Monday, March 7, 2011

Poetry Is Impossibly Difficult to Define

A broadside from al-Mutanabbi Street Starts Here, a wonderful project
begun by San Francisco writer and bookseller Beau Beausoleil.
See the collection at http://www.library.fau.edu/depts/spc/JaffeCenter/collection/al-mutanabbi/index.php
Kim Rosen, in an interview in The Sun (December 2010), describes poetry as "containing the grit of humanity right next to the vastness of being."

The other night, at a reading in memory of Baghdad's book-centric al-Mutanabbi Street, New Mexico History Museum curator Tom Leach introduced the event by saying that poems are "the opposite of war."

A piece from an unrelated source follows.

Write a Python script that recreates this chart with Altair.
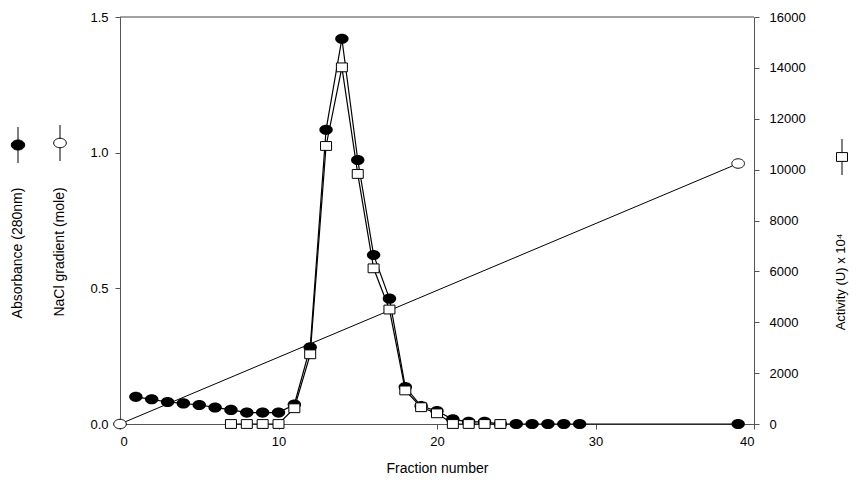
import altair as alt
import pandas as pd

# ---- data ----
abs_fraction = list(range(1, 30)) + [39]
abs_values = [0.100, 0.091, 0.081, 0.076, 0.070, 0.061, 0.052, 0.042, 0.042, 0.042,
              0.072, 0.283, 1.084, 1.420, 0.973, 0.623, 0.462, 0.136, 0.066, 0.048,
              0.017, 0.008, 0.008, 0.0, 0.0, 0.0, 0.0, 0.0, 0.0,
              0.0]
act_fraction = list(range(7, 25))
act_values = [0, 0, 0, 0, 620, 2740, 10930, 14020, 9830, 6120, 4500, 1320, 660, 420,
              0, 0, 0, 0]
nacl_fraction = [0, 39]
nacl_values = [0.0, 0.96]

x_ticks = [0, 10, 20, 30, 40]
left_ticks = [0.0, 0.5, 1.0, 1.5]
right_ticks = list(range(0, 16001, 2000))

abs_df = pd.DataFrame({"fraction": abs_fraction, "value": abs_values})
act_df = pd.DataFrame({"fraction": act_fraction, "value": act_values})
nacl_df = pd.DataFrame({"fraction": nacl_fraction, "value": nacl_values})

W, H = 634, 407
FONT = "Liberation Sans"
ELLIPSE = "M-1,0A1,0.75,0,1,0,1,0A1,0.75,0,1,0,-1,0Z"
RECT = "M-1,-0.8L1,-0.8L1,0.8L-1,0.8Z"

x_axis = alt.Axis(values=x_ticks, title="Fraction number", titleFont=FONT,
                  titleFontSize=14, titleFontWeight="normal", titleY=44,
                  titleBaseline="middle", labelPadding=6, format="d")
x_enc = alt.X("fraction:Q", scale=alt.Scale(domain=[0, 40], nice=False, zero=False),
              axis=x_axis)
y_left = alt.Y("value:Q", scale=alt.Scale(domain=[0, 1.5], nice=False),
               axis=alt.Axis(values=left_ticks, format=".1f", title=None, labelPadding=7))
y_right = alt.Y("value:Q", scale=alt.Scale(domain=[0, 16000], nice=False),
                axis=alt.Axis(values=right_ticks, format="d", title=None,
                              orient="right", labelPadding=10))

nacl_line = alt.Chart(nacl_df).mark_line(color="black", strokeWidth=1).encode(x=x_enc, y=y_left)
abs_line = alt.Chart(abs_df).mark_line(color="black", strokeWidth=1.2).encode(x=x_enc, y=y_left)
abs_pts = alt.Chart(abs_df).mark_point(shape=ELLIPSE, size=180, filled=True, color="black",
                                       opacity=1).encode(x=x_enc, y=y_left)
nacl_pts = alt.Chart(nacl_df).mark_point(shape=ELLIPSE, size=160, filled=True, fill="white",
                                         stroke="black", strokeWidth=1, opacity=1
                                         ).encode(x=x_enc, y=y_left)
left = alt.layer(nacl_line, abs_line, abs_pts, nacl_pts)

act_line = alt.Chart(act_df).mark_line(color="black", strokeWidth=1.2).encode(x=x_enc, y=y_right)
act_pts = alt.Chart(act_df).mark_point(shape=RECT, size=121, filled=True, fill="white",
                                       stroke="black", strokeWidth=1, opacity=1
                                       ).encode(x=x_enc, y=y_right)
right = alt.layer(act_line, act_pts)

data_layer = alt.layer(left, right).resolve_scale(y="independent")

one = pd.DataFrame({"a": [0]})

top_rule = alt.Chart(one).mark_rule(color="#444", strokeWidth=1).encode(
    x=alt.value(0), x2=alt.value(W), y=alt.value(0))


def side_title(text, x, y_center, size=14):
    return alt.Chart(one).mark_text(text=text, angle=270, align="center", baseline="middle",
                                    font=FONT, fontSize=size, color="black").encode(
        x=alt.value(x), y=alt.value(y_center))


def side_symbol(x, y, shape, size, fill):
    r = alt.Chart(one).mark_rule(color="black", strokeWidth=1).encode(
        x=alt.value(x), y=alt.value(y - 18), y2=alt.value(y + 18))
    p = alt.Chart(one).mark_point(shape=shape, size=size, filled=True, fill=fill,
                                  stroke="black", strokeWidth=1, opacity=1).encode(
        x=alt.value(x), y=alt.value(y))
    return r + p


annotations = [
    top_rule,
    side_title("Absorbance (280nm)", -102, 236),
    side_symbol(-102, 128, ELLIPSE, 180, "black"),
    side_title("NaCl gradient (mole)", -60, 235),
    side_symbol(-60, 126, ELLIPSE, 160, "white"),
    side_title("Activity (U) x 10\u2074", 721, 265, 13),
    side_symbol(722, 140, RECT, 121, "white"),
]

chart = alt.layer(data_layer, *annotations).properties(
    width=W, height=H,
    autosize=alt.AutoSizeParams(type="none"),
    padding={"left": 112, "top": 9, "right": 95, "bottom": 51},
).configure_view(stroke=None).configure_axis(
    grid=False, domainColor="#555", tickColor="#555", domainWidth=1, tickWidth=1,
    tickSize=5, labelFont=FONT, labelFontSize=13, labelColor="black",
)

chart.save("out.html", embed_options={"renderer": "svg", "actions": False})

These thoughts cheer me. Poems are what I turn to to smooth away the distress of war, and to express my sadness/madness/uncertainty. These are also, often, the reasons why I write, though there are others.

Yesterday, getting ready for an upcoming performance, I pulled a recent favorite poem of mine, a stream-of-consciousness block of poetic language with myriad twists and turns. Trying to find it in my collection of papers, I passed numerous poems I had written that are fragmentary and challenging.

So, I see, in my own writing, there's room for every style of poem - from narrative to abstract, from disturbed to grateful.